As XII Jornadas de Ação Sóciocaritativa, promovidas pela Diocese do Algarve através da sua Caritas Diocesana, evidenciaram que a Igreja Católica não se limita a praticar o assistencialismo, contribuindo para manter situações de injustiça, mas proclama a necessidade de mudança social.
“A caridade, porque não é caridadezinha e porque não é só assistencialismo, comporta uma necessidade de mudança: trata de dar ao outro aquilo que ele tem direito e que, por uma razão qualquer, perdeu ou não foi sequer capaz de adquirir”, sustentou Margarida Neto, a oradora da iniciativa que decorreu no último sábado, no Centro Pastoral e Social de Ferragudo, com a participação de cerca de 67 pessoas.
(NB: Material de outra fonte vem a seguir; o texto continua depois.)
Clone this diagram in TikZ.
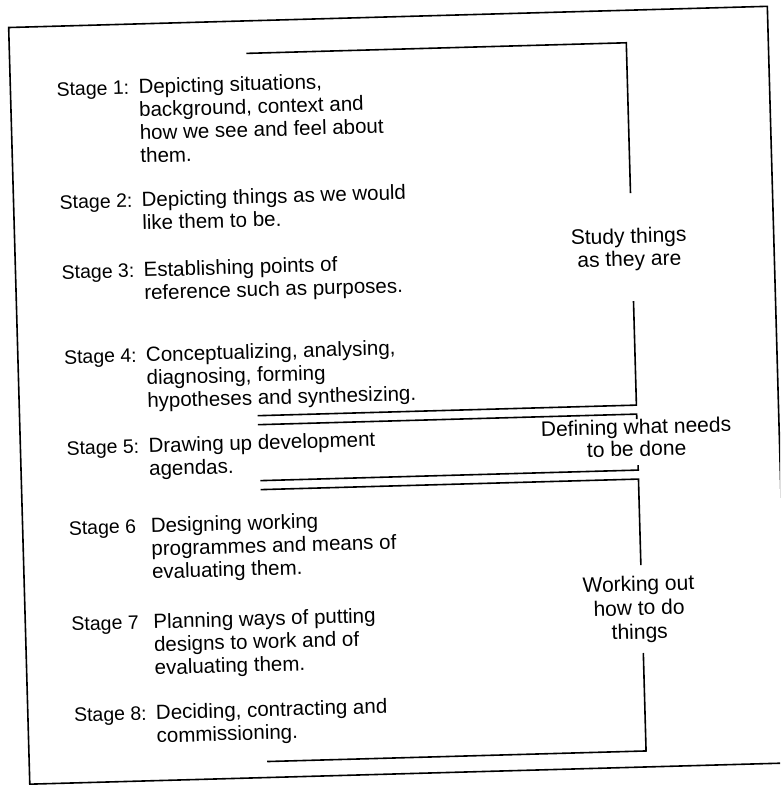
\documentclass[tikz,border=0pt]{standalone}
\usepackage{fontspec}
\setmainfont{Liberation Sans}
\begin{document}
\begin{tikzpicture}[x=1pt,y=-1pt,
  rule/.style={line width=1.6pt, line join=miter},
  txt/.style={anchor=base west, inner sep=0pt, font=\fontsize{20.5}{23}\selectfont},
  stagelabel/.style={anchor=base west, inner sep=0pt, font=\fontsize{19.5}{23}\selectfont},
  side/.style={anchor=base, inner sep=0pt, font=\fontsize{21}{24}\selectfont}]
\useasboundingbox (0,0) rectangle (780,786);
\clip (0,0) rectangle (780,786);
\begin{scope}[rotate around={1.6:(390,393)}, transform shape]
  % outer frame
  \coordinate (ftl) at (19,17);
  \coordinate (fbr) at (778,774);
  \draw[rule] (ftl) rectangle (fbr);

  % stage texts: label column and body column
  \node[stagelabel] (l1) at (65,87) {Stage 1:};
  \node[txt] (t1a) at (147,87) {Depicting situations,};
  \node[txt] (t1b) at (147,110) {background, context and};
  \node[txt] (t1c) at (147,133) {how we see and feel about};
  \node[txt] (t1d) at (147,156) {them.};

  \node[stagelabel] (l2) at (65,200) {Stage 2:};
  \node[txt] (t2a) at (147,200) {Depicting things as we would};
  \node[txt] (t2b) at (147,223) {like them to be.};

  \node[stagelabel] (l3) at (65,270) {Stage 3:};
  \node[txt] (t3a) at (147,270) {Establishing points of};
  \node[txt] (t3b) at (147,293) {reference such as purposes.};

  \node[stagelabel] (l4) at (65,355) {Stage 4:};
  \node[txt] (t4a) at (147,355) {Conceptualizing, analysing,};
  \node[txt] (t4b) at (147,378) {diagnosing, forming};
  \node[txt] (t4c) at (147,401) {hypotheses and synthesizing.};

  \node[stagelabel] (l5) at (65,446) {Stage 5:};
  \node[txt] (t5a) at (147,446) {Drawing up development};
  \node[txt] (t5b) at (147,469) {agendas.};

  \node[stagelabel] (l6) at (65,526) {Stage 6};
  \node[txt] (t6a) at (147,526) {Designing working};
  \node[txt] (t6b) at (147,549) {programmes and means of};
  \node[txt] (t6c) at (147,572) {evaluating them.};

  \node[stagelabel] (l7) at (65,622) {Stage 7};
  \node[txt] (t7a) at (147,622) {Planning ways of putting};
  \node[txt] (t7b) at (147,645) {designs to work and of};
  \node[txt] (t7c) at (147,668) {evaluating them.};

  \node[stagelabel] (l8) at (65,713) {Stage 8:};
  \node[txt] (t8a) at (147,713) {Deciding, contracting and};
  \node[txt] (t8b) at (147,736) {commissioning.};

  % group labels on the right
  \node[side] (g1a) at (633,250) {Study things};
  \node[side] (g1b) at (633,273) {as they are};
  \node[side] (g2a) at (635,441) {Defining what needs};
  \node[side] (g2b) at (635,463) {to be done};
  \node[side] (g3a) at (633,598) {Working out};
  \node[side] (g3b) at (633,622) {how to do};
  \node[side] (g3c) at (633,646) {things};

  % bracket: study things as they are
  \coordinate (a1) at (256,49.5);
  \coordinate (a2) at (636,49.5);
  \coordinate (a3) at (636,200);
  \coordinate (a4) at (636,308);
  \coordinate (a5) at (636,412);
  \coordinate (a6) at (257,412);
  \draw[rule] (a1) -- (a2) -- (a3);
  \draw[rule] (a4) -- (a5) -- (a6);

  % bracket: defining what needs to be done
  \coordinate (m1) at (257,421);
  \coordinate (m2) at (636,421);
  \coordinate (m3) at (636,426);
  \coordinate (m4) at (258,477);
  \coordinate (m5) at (636,477);
  \coordinate (m6) at (636,472);
  \draw[rule] (m1) -- (m2) -- (m3);
  \draw[rule] (m4) -- (m5) -- (m6);

  % bracket: working out how to do things
  \coordinate (w1) at (258,486);
  \coordinate (w2) at (636,486);
  \coordinate (w3) at (636,572);
  \coordinate (w4) at (636,660);
  \coordinate (w5) at (636,758);
  \coordinate (w6) at (257,758);
  \draw[rule] (w1) -- (w2) -- (w3);
  \draw[rule] (w4) -- (w5) -- (w6);
\end{scope}
\end{tikzpicture}
\end{document}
Aquela psiquiatra e ex-coordenadora nacional para os assuntos da família, que abordou a temática do encontro – "Fé sem obras? Do pensamento à ação" –, acrescentou que é preciso não “deixar ninguém ficar para trás”. “Não é um meio para mudar o mundo de uma maneira ideológica, mas é uma maneira de mudar o mundo por causa da atualização que fazemos do amor. Nesse amor está a exigência de uma mudança social. Não fazemos só assistência. Também fazemos assistência porque é preciso matar a fome daquela pessoa, mas proclamamos a necessidade de uma mudança social”, garantiu.
Margarida Neto considerou que “não é fácil falar da caridade na sociedade atual” porque a palavra “está gasta pela sua transformação em caridadezinha”. “A palavra caridade tem de ser reabilitada, é responsabilidade nossa”, exortou, apelando ao regresso ao verdadeiro significado do termo: “amor”. Neste sentido, explicou que “caridade é bastante mais do que uma atividade”, podendo definir-se como “amor que se alimenta do encontro com Cristo”. “Quem prescinde do amor esquece o ser humano”, advertiu.
A oradora, que foi perentória em considerar “totalmente impossível” uma fé sem obras, acrescentou que, “neste diálogo com o mundo, é muito importante distinguir e pensar a relação entre justiça e caridade”. “Cabe à Igreja empenhar-se na proclamação da justiça, da paz e do desenvolvimento, mas acrescentar-lhe o trabalho a favor do bem. Mesmo numa sociedade justa, o amor-caritas é totalmente necessário. Não há ordenamento estatal justo que possa dispensar ou tornar supérfluo o serviço do amor”, complementou.
Margarida Neto considerou ser “missão dos cristãos participar ativamente na vida pública e social” e “dever” dos mesmos “empenhar-se na política, nas organizações dos cidadãos e no desenvolvimento de uma cidadania ativa”. No entanto, a psiquiatra ressalvou: “Ainda que empenhado em favor da justiça, uma outra coisa é a proclamação do amor e a organização caritativa da Igreja está nesse registo”. “A ação da Igreja vai para além da causa humanitária. Só pela caridade se reconhece no ser humano a imagem de Deus. É isto que falta à justiça sem Deus. Pela justiça os direitos são iguais. Pela caridade, além dos direitos serem iguais, quem está mal é o nosso irmão. A caridade – consequência resultante da fé – faz com que o outro seja o irmão que é igual a mim”, complementou.
A oradora defendeu ainda a “colaboração entre as estruturas da sociedade civil, do Estado e da Igreja ou, também, de outras Igrejas”, uma vez que “a Igreja católica não é a única a praticar a caridade”, e citou a mensagem do Papa para o Dia Mundial da Paz de 2013 para denunciar que “as ideologias do liberalismo radical e da tecnocracia insinuam a convicção de que o crescimento económico se deve conseguir mesmo à custa da ilusão da função social do Estado”.
A terminar, referiu-se ao estudo da Cáritas Europa que denunciou a semana passada que “a austeridade atira um terço das crianças portuguesas para pobreza”. “A prioridade das políticas de austeridade não está a funcionar e será necessário procurar alternativas”, afirmou, citando o relatório.
Por fim, sublinhou que os que trabalham nas instituições caritativas da Igreja devem distinguir-se pela sua “competência técnica aliada ao cuidado e ao atendimento do outro com o coração”.